ERV (event related voices): Events such as someone talking, coughing, or the sounds of a passing train or car, etc. seems to trigger the EVP.
TR (thread related): One utterance is a comment on, or a response to, an utterance just before. They are related by contextual thread. Examples would be hearing two or more voices talking to each other, as well as a voice responding to something previously said by itself and/or someone or something else.
How does one capture EVP’s? The process is simple but varies depending on personal preference. One simply has to find a quiet space in an alleged haunted location (or you can see if spirits are willing to communicate with you by performing an EVP session anywhere.) Once you have found the ideal location, simply turn on your digital voice recorder and start asking questions.
Always announce the date, time and location of your session along with the names of anyone else present. Have the people present state their names loudly enough to be captured on the recording, that way if you hear the voice later in the recording upon review you know that it is from someone in your group and not from an otherworldly source.
“This is Tony, this is EVP session 1 at a private residence in Little Rock, Arkansas, the date and time is (insert date and time) and with me are (state name of each member of your team and have them say their name out loud).”
During your questioning make sure that you tag any natural sounds so that you do not mistake them for EVPs when you review your session. Examples of tags would be:
1) A car just passed by
2) Someone in the group coughed
3) My stomach just rumbled, etc…
Any natural environmental noise needs to be tagged.
Do not whisper if you must talk to other group members. Conversation should be at a normal volume so as not to misinterpret the whisper as a voice of a spirit when reviewing your session.
Keep sessions short and do not provoke the spirits. If they want to talk to you they will. Keep in mind, you are trying to make contact with people who have passed on and choose to stick around for one reason or another. Treat them with respect, be conversational and approachable.
Some common questions to ask are:
1) Is there anyone here who wishes to communicate with us
2) What is your name
3) How old are you
4) Do you know what year it is
5) Who is the President of the United States
6) Why do you stay here
7) Do you know anyone’s name in this room
8) Are you aware that you are dead
9) What year did you die
10) How did you die
You can ask any questions you want as long as you remain personable.
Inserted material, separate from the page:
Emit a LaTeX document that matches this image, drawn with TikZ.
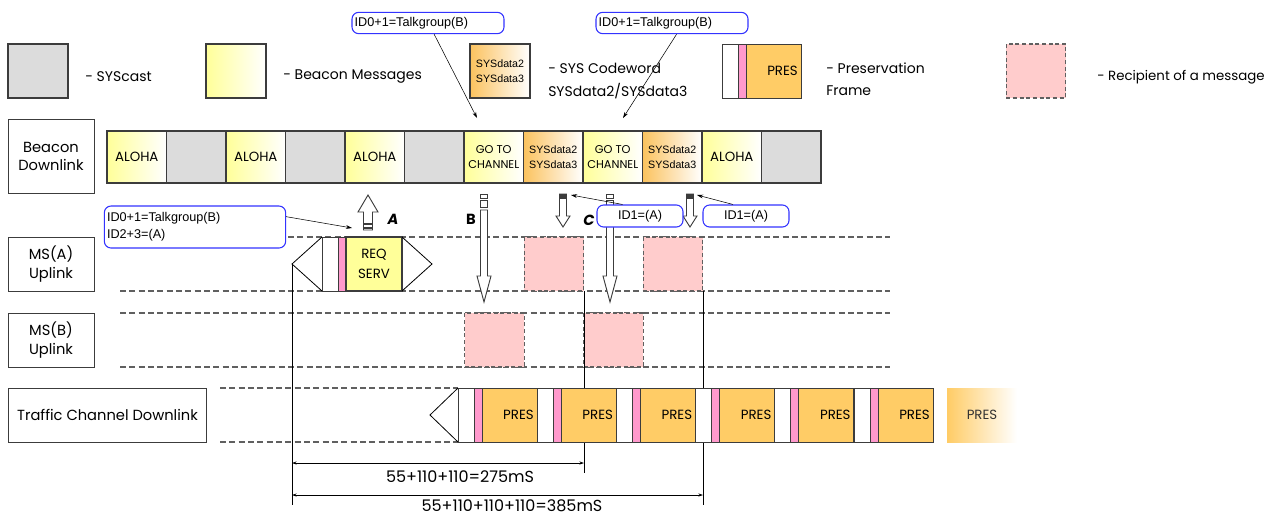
\documentclass[tikz,border=0pt]{standalone}
\usepackage{fontspec}
\setmainfont{Poppins}
\newfontfamily\arialfont{Liberation Sans}
\usepackage{xcolor}
\definecolor{CellLine}{HTML}{3C3C3C}
\definecolor{CastGray}{HTML}{DCDCDC}
\definecolor{BeaconYellow}{HTML}{FFFF99}
\definecolor{WordOrange}{HTML}{FBC25E}
\definecolor{PresOrange}{HTML}{FFCC66}
\definecolor{GuardPink}{HTML}{FF99CC}
\definecolor{RecipPink}{HTML}{FFCCCC}
\definecolor{CalloutBlue}{HTML}{3333FF}
\definecolor{DashGray}{HTML}{606060}
\usepackage{tikz}
\usetikzlibrary{arrows.meta,calc,positioning}

\newcommand{\presframe}[3]{%
  \draw[frameline,fill=white] (#1,#2) rectangle ({#1+16},{#2+54});
  \draw[frameline,fill=GuardPink] ({#1+16},#2) rectangle ({#1+24},{#2+54});
  \draw[frameline,fill=PresOrange] ({#1+24},#2) rectangle ({#1+79},{#2+54});
  \node[anchor=east,font=\fontsize{10}{12}\selectfont,inner sep=0pt] (#3) at ({#1+76},{#2+27}) {PRES};}
\newcommand{\downblk}[5]{%
  \draw[block] ({#1-3.5},#2) -- ({#1+3.5},#2) -- ({#1+3.5},#3) -- ({#1+#5},#3)
    -- (#1,#4) -- ({#1-#5},#3) -- ({#1-3.5},#3) -- cycle;}

\begin{document}
\begin{tikzpicture}[x=0.75pt,y=-0.75pt,
  cell/.style={draw=CellLine,line width=0.9pt,minimum width=44.6pt,minimum height=39pt,inner sep=0pt,align=center},
  cast/.style={cell,fill=CastGray},
  beacon/.style={cell,left color=BeaconYellow,right color=white,font=\fontsize{10}{12}\selectfont},
  gotocell/.style={beacon,font=\fontsize{8.5}{11}\selectfont},
  sysword/.style={cell,left color=WordOrange,right color=white,font=\arialfont\fontsize{8}{11}\selectfont},
  legend/.style={anchor=west,inner sep=0pt,font=\fontsize{10.5}{12}\selectfont},
  rowlabel/.style={draw=CellLine,line width=0.7pt,minimum width=64.5pt,minimum height=40.5pt,align=center,font=\fontsize{11}{14}\selectfont},
  lane/.style={draw=DashGray,line width=0.9pt,dash pattern=on 4.5pt off 2.5pt},
  recip/.style={draw=DashGray,fill=RecipPink,line width=0.8pt,dash pattern=on 3pt off 2pt,minimum width=44.6pt,minimum height=40.5pt,inner sep=0pt},
  callout/.style={draw=CalloutBlue,fill=white,rounded corners=5pt,line width=0.8pt,inner sep=2pt,align=left,font=\arialfont\fontsize{9.5}{12.5}\selectfont},
  pointer/.style={-{Stealth[length=1.6mm,width=1mm]},line width=0.4pt},
  measure/.style={{Stealth[length=1.2mm,width=0.8mm]}-{Stealth[length=1.2mm,width=0.8mm]},line width=0.5pt},
  frameline/.style={draw=CellLine,line width=0.7pt},
  block/.style={draw=CellLine,fill=white,line width=0.7pt},
  tag/.style={font=\fontsize{11}{13}\selectfont\bfseries\itshape,inner sep=0pt}
]
\useasboundingbox (0,0) rectangle (1281,515);

\node[cast,minimum width=45pt,minimum height=40.5pt] (lgcast) at (38,71) {};
\node[legend] (lgcastT) at (85,77) {- SYScast};
\node[beacon,minimum width=45pt,minimum height=40.5pt] (lgbeacon) at (236,71) {};
\node[legend] (lgbeaconT) at (283,77) {- Beacon Messages};
\node[sysword,minimum width=45pt,minimum height=40.5pt] (lgword) at (500,71) {SYSdata2\\SYSdata3};
\node[legend] (lgwordT) at (548,68) {- SYS Codeword};
\node[legend] (lgwordU) at (548,91) {SYSdata2/SYSdata3};
\presframe{722}{44}{lgpres}
\node[legend] (lgpresT) at (826,68) {- Preservation};
\node[legend] (lgpresU) at (826,91) {Frame};
\node[recip] (lgrecip) at (1036,71) {};
\node[legend,font=\fontsize{10}{12}\selectfont] (lgrecipT) at (1097,77) {- Recipient of a message};

\node[rowlabel,minimum height=56pt] (lbBeacon) at (51,156.5) {Beacon\\Downlink};
\node[rowlabel] (lbMSA) at (51,264) {MS(A)\\Uplink};
\node[rowlabel] (lbMSB) at (51,340) {MS(B)\\Uplink};
\node[rowlabel,minimum width=149pt] (lbTraffic) at (107.5,415) {Traffic Channel Downlink};

\foreach \kind/\txt [count=\i] in {beacon/ALOHA,cast/,beacon/ALOHA,cast/,beacon/ALOHA,cast/,
  gotocell/{GO TO\\CHANNEL},sysword/{SYSdata2\\SYSdata3},gotocell/{GO TO\\CHANNEL},
  sysword/{SYSdata2\\SYSdata3},beacon/ALOHA,cast/}
  \node[\kind] (bd\i) at ({107+59.5*(\i-0.5)},157) {\txt};

\foreach \y in {237,291,313,367}
  \draw[lane] (120,\y) -- (890,\y);
\draw[lane] (220,388) -- (458,388);
\draw[lane] (220,442) -- (458,442);

\node[recip] (rcA1) at (554,264) {};
\node[recip] (rcA2) at (673,264) {};
\node[recip] (rcB1) at (494.5,340) {};
\node[recip] (rcB2) at (613.5,340) {};

\coordinate (tA) at (292,264);
\coordinate (tAend) at (292,505);
\coordinate (tC) at (584,291);
\coordinate (tCend) at (584,473);
\coordinate (tD) at (703,291);
\coordinate (tDend) at (703,505);
\draw[line width=0.6pt] (tA) -- (tAend);
\draw[line width=0.6pt] (tC) -- (tCend);
\draw[line width=0.6pt] (tD) -- (tDend);

\draw[line width=0.6pt] (322,237) -- (292,264) -- (322,291);
\draw[frameline,fill=white] (322,237) rectangle (338,291);
\draw[frameline,fill=GuardPink] (338,237) rectangle (346,291);
\node[cell,fill=BeaconYellow,minimum width=42pt,minimum height=40.5pt,font=\fontsize{10}{12}\selectfont] (req) at (374,264) {REQ\\[3pt]SERV};
\draw[line width=0.6pt] (402,237) -- (432,264) -- (402,291);

\draw[line width=0.6pt] (458,388) -- (430,415) -- (458,442);
\foreach \k in {0,...,5}
  \presframe{458+79.2*\k}{388}{tf\k}
\node[minimum width=52pt,minimum height=40.5pt,left color=PresOrange,right color=white,text=black!80,font=\fontsize{10}{12}\selectfont] (tffade) at (982,415) {PRES};

\draw[block] (368,195) -- (378,212) -- (372.5,212) -- (372.5,230) -- (363.5,230) -- (363.5,212) -- (358,212) -- cycle;
\fill[CellLine] (363.5,223) rectangle (372.5,225);
\fill[CellLine] (363.5,227) rectangle (372.5,229);
\node[tag] (tagA) at (393,219) {A};

\draw[block] (480.5,194) rectangle (487.5,198);
\draw[block] (480.5,200) rectangle (487.5,207);
\downblk{484}{210}{276}{302}{7}
\node[tag,font=\fontsize{11}{13}\selectfont\bfseries] (tagB) at (471,219) {B};

\downblk{563}{194}{216}{227}{7}
\fill[CellLine] (559.5,194) rectangle (566.5,199);
\node[tag] (tagC) at (589,220) {C};

\draw[block] (606.5,194) rectangle (613.5,198);
\draw[block] (606.5,200) rectangle (613.5,207);
\downblk{610}{210}{276}{302}{7}

\downblk{690}{194}{216}{227}{7}
\fill[CellLine] (686.5,194) rectangle (693.5,199);

\node[callout,text width=110pt,minimum height=16pt] (tg1) at (428,23) {ID0+1=Talkgroup(B)};
\node[callout,text width=110pt,minimum height=16pt] (tg2) at (672,23) {ID0+1=Talkgroup(B)};
\node[callout,text width=132pt,minimum height=31.5pt] (tgA) at (195,227) {ID0+1=Talkgroup(B)\\ID2+3=(A)};
\node[callout,align=center,minimum width=64.5pt,minimum height=16.5pt] (idC1) at (640,216) {ID1=(A)};
\node[callout,align=center,minimum width=64.5pt,minimum height=16.5pt] (idC2) at (746,216) {ID1=(A)};

\coordinate (go1) at (477,118);
\coordinate (go2) at (623,118);
\coordinate (upA) at (352,228);
\coordinate (dnC1) at (571,195);
\coordinate (dnC2) at (697,195);
\draw[pointer] ($(tg1.south west)!0.54!(tg1.south east)$) -- (go1);
\draw[pointer] ($(tg2.south west)!0.53!(tg2.south east)$) -- (go2);
\draw[pointer] ($(tgA.north east)!0.26!(tgA.south east)$) -- (upA);
\draw[pointer] ($(idC1.north west)!0.3!(idC1.north east)$) -- (dnC1);
\draw[pointer] ($(idC2.north west)!0.35!(idC2.north east)$) -- (dnC2);

\coordinate (m1l) at (292,463);
\coordinate (m1r) at (584,463);
\coordinate (m2l) at (292,495);
\coordinate (m2r) at (703,495);
\draw[measure] (m1l) -- (m1r);
\draw[measure] (m2l) -- (m2r);
\node[font=\fontsize{12}{14}\selectfont] (ms1) at (460,477) {55+110+110=275mS};
\node[font=\fontsize{12}{14}\selectfont] (ms2) at (512,506) {55+110+110+110=385mS};
\end{tikzpicture}
\end{document}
If you think you know the name of the ghost haunting the location you can call them by their name keeping in mind
When you review your evidence do so in a quiet area free of distractions. Have a pen and notepad nearby. It is during this crucial review process that you will be glad you kept the sessions short. Listen carefully using headphones/earphones and if you think you found a response to a question or an EVP write down the time within the recording the response happened so that you can go back to it later.
If you are using audio editing software, refrain from excessive filtering and editing as too many modifications can take a natural sound or ambient noise and morph it into a false positive. Spirit Seekers, as an organization, does not believe in excessive modifications to the source material. Increasing the volume is as far as many of us will go. If we have to add filters, remove background noise, increase bass and flip a bunch of switches to produce something that sounds remotely like a response then we write the EVP off as non-existent.
When having others listen to your EVPs do not tell them what you think the EVP says, the power of suggestion can lead to a person hearing what you suggested and could result in a false positive. Let others listening know at what point the EVP happens and get their feedback. If they hear what you thought was being said without being prompted then chances are you have a legitimate EVP.
This is a capsule view at the world of EVP. There are many websites out there with great information about Electronic Voice Phenomena. Google the search term “EVP” and read as much as you can about the process, listen to real-life examples, and prepare to be mystified at this amazing glimpse into the afterlife and the spirits that occupy it who are constantly reaching out to us.